Commodity cost of trading attractive: Despite the Securities Transaction Tax (STT) being twice the rate of Commodities Transaction Tax (CTT), budget 2026 refrained from hiking CTT and instead increased STT by 50-150%. This deliberate policy stance signals regulatory support for the nascent commodities market, rendering it even more attractive for traders. The cost of trading for commodities futures/options is now ~35/38% lower vs equities.

4QFY26E is another record quarter: MCX is expected to report its highest ever revenue of INR 8.92bn (+34.1%/206.3% QoQ/YoY) and PAT of INR 5.5bn (+ 37.2/306.3% QoQ/YoY). The options and futures revenue will be INR 5.74/2.40bn +51.1%/5.8% QoQ. The EBITDA margin at 76.8% will be up 245bps QoQ.

Index and FPI are future growth drivers: The cash-settled index contracts such as Metldex and Bulldex is expected to generate growth thrust and attract higher participation from FPIs and institutions and are future growth drivers. SEBI indication to allow FPI and domestic institutional participation in non-cash settled commodities is a positive step, especially given MCX’s current FPI volume share of only ~2% versus ~16% for equity exchanges. Additionally, the co-location facilities in commodities could pave the way for HFT activity, which has been a significant volume driver in equity markets. These developments amplify our earlier thesis of sustained options growth, supported by both product innovation and structural market reforms, and strengthen our conviction on MCX’s long-term earnings trajectory.
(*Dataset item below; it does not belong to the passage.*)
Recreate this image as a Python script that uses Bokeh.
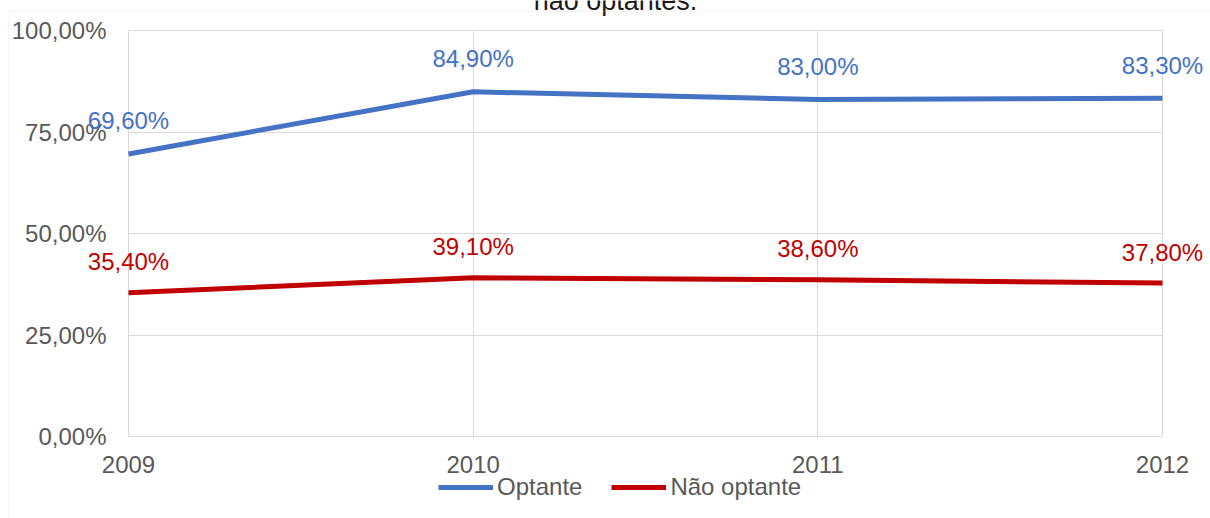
from bokeh.plotting import figure
from bokeh.models import (ColumnDataSource, Range1d, FixedTicker, Legend, LegendItem,
                          Label, BoxAnnotation, Node)
from bokeh.core.properties import value
from bokeh.embed import file_html
from bokeh.resources import INLINE

# ---- data ----
years = [2009, 2010, 2011, 2012]
year_labels = ["2009", "2010", "2011", "2012"]
optante = [69.6, 84.9, 83.0, 83.3]
nao_optante = [35.4, 39.1, 38.6, 37.8]
y_ticks = [0, 25, 50, 75, 100]
y_tick_labels = ["0,00%", "25,00%", "50,00%", "75,00%", "100,00%"]
series_names = ["Optante", "Não optante"]
title_text = "não optantes."

FONT = "Liberation Sans"
FS = "24px"
GRAY = "#595959"
GRID = "#D9D9D9"
BLUE = "#4472C4"
RED = "#C00000"

W, H = 1210, 518
L, R, T, B = 128, 48, 30, 82          # plot-area borders (px)
FW, FH = W - L - R, H - T - B          # plot-area size


def fmt(v):
    return f"{v:.2f}".replace(".", ",") + "%"


src = ColumnDataSource(dict(
    x=years,
    opt=optante,
    nao=nao_optante,
    opt_lbl=[fmt(v) for v in optante],
    nao_lbl=[fmt(v) for v in nao_optante],
))

x0, x1 = years[0], years[-1]
y0, y1 = y_ticks[0], y_ticks[-1]

# ---- base figure: plot area, grid and axes ----
p1 = figure(width=W, height=H, output_backend="svg", toolbar_location=None,
            x_range=Range1d(x0, x1), y_range=Range1d(y0, y1),
            min_border_left=L, min_border_right=R, min_border_top=T,
            min_border_bottom=B)
p1.background_fill_color = "white"
p1.border_fill_color = "white"
p1.outline_line_color = GRID
p1.outline_line_width = 1
p1.xaxis.ticker = FixedTicker(ticks=years)
p1.xaxis.major_label_overrides = {y: l for y, l in zip(years, year_labels)}
p1.yaxis.ticker = FixedTicker(ticks=y_ticks)
p1.yaxis.major_label_overrides = {t: l for t, l in zip(y_ticks, y_tick_labels)}
for ax in (p1.xaxis, p1.yaxis):
    ax.axis_line_color = None
    ax.major_tick_line_color = None
    ax.minor_tick_line_color = None
    ax.major_tick_out = 0
    ax.major_tick_in = 0
    ax.major_label_text_font = FONT
    ax.major_label_text_font_size = FS
    ax.major_label_text_color = GRAY
p1.yaxis.major_label_standoff = 22
p1.xaxis.major_label_standoff = 19
p1.xgrid.grid_line_color = GRID
p1.ygrid.grid_line_color = GRID

# ---- overlay figure: same scales extended over the whole canvas ----
xpx = FW / (x1 - x0)
ypx = FH / (y1 - y0)
p2 = figure(width=W, height=H, output_backend="svg", toolbar_location=None,
            x_range=Range1d(x0 - L / xpx, x1 + R / xpx),
            y_range=Range1d(y0 - B / ypx, y1 + T / ypx),
            x_axis_location=None, y_axis_location=None,
            min_border=0, min_border_left=0, min_border_right=0,
            min_border_top=0, min_border_bottom=0)
p2.margin = (-H, 0, 0, 0)
p2.background_fill_alpha = 0
p2.border_fill_alpha = 0
p2.outline_line_color = None
p2.grid.visible = False

r1 = p2.line("x", "opt", source=src, line_color=BLUE, line_width=5)
r2 = p2.line("x", "nao", source=src, line_color=RED, line_width=5)

p2.text("x", "opt", text="opt_lbl", source=src, text_color=BLUE,
        text_font=value(FONT), text_font_size=FS, text_align="center",
        text_baseline="middle", y_offset=-33)
p2.text("x", "nao", text="nao_lbl", source=src, text_color=RED,
        text_font=value(FONT), text_font_size=FS, text_align="center",
        text_baseline="middle", y_offset=-31)

legend = Legend(items=[LegendItem(label=series_names[0], renderers=[r1]),
                       LegendItem(label=series_names[1], renderers=[r2])],
                orientation="horizontal", location=(438, 17),
                padding=0, margin=0, spacing=29, label_standoff=4,
                glyph_width=55, glyph_height=28, label_height=28, label_width=0,
                label_text_font=FONT, label_text_font_size=FS,
                label_text_color=GRAY, label_text_baseline="middle",
                border_line_alpha=0, background_fill_alpha=0)
p2.add_layout(legend, "center")

# partially visible chart title at the very top
p2.add_layout(Label(x=615, y=H, x_units="screen", y_units="screen",
                    text=title_text, text_align="center", text_baseline="alphabetic",
                    text_font=FONT, text_font_size="27px", text_color="#1a1a1a"))

# chart-area border (left and top edges)
p2.add_layout(BoxAnnotation(
    left=Node(target="canvas", symbol="left", offset=8),
    right=Node(target="canvas", symbol="right", offset=10),
    top=Node(target="canvas", symbol="top", offset=11),
    bottom=Node(target="canvas", symbol="bottom", offset=10),
    fill_alpha=0, line_color=GRID, line_width=1))

p = [p1, p2]
open("out.html", "w").write(file_html(p, INLINE))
Valuation and view: MCX is up ~12%/124% in the last 3M/1Y and is trading at a P/E of 40x FY27E, which is in line with the BSE multiple. Historically, MCX has traded at a ~15% premium to equity exchanges based on the optionality and lower regulatory risks. The rising volumes, stable tech platform, regulatory tailwinds, and the option value linked to the launch of new products have resulted in outperformance, which we believe will continue. The stock has traded at a 3 year average one-year forward P/E of ~43.7x and is currently trading at a P/E of 40/34x FY27/28E EPS. We have assigned a core P/E multiple of 43x and the implied P/E multiple on FY28 EPS is ~41x.